In some letters James Nance wrote back to his father, which we talked about previously, he told about many other things that he had found here. He said the Presbyterian missionaries had been sent here to preach to the Indians. He told about an Indian asking a missionary, who sent you here, and he replied, the Good Lord. And the Indian replied, let Him take you from our midst. He told of hearing from a Mr. Lee who had settled one hundred and thirty miles south of Pickensville, and that they had had their new baby and had named it Nancy Lee, for Mrs. Lee. He said he wished that his brother Simon could come and get some of the cane that was twenty feet long so that he could make him some fishing poles out of it.

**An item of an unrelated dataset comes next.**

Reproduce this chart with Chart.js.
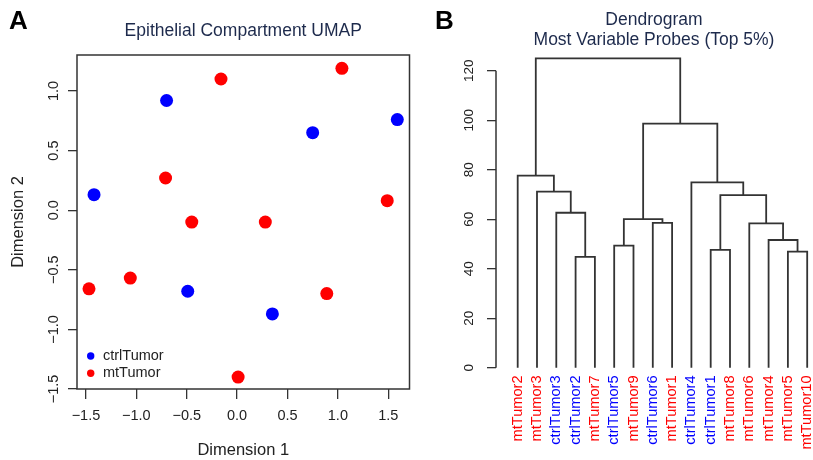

Pickett's History of Alabama tells us that both DeSoto and Bienville came through our county. Bienville, at the head of five hundred soldiers paddled along the winding Tombigbee as he went to battle the Chickasaws above Cotton Gin Port. Traveling in crude boats they made their way as far as that point, and after several fights with this race of Indians, he was defeated, and in disgrace he silently retreated back down the Tombigbee, past what would later be Pickensville, Memphis, Fairfield, and Vienna."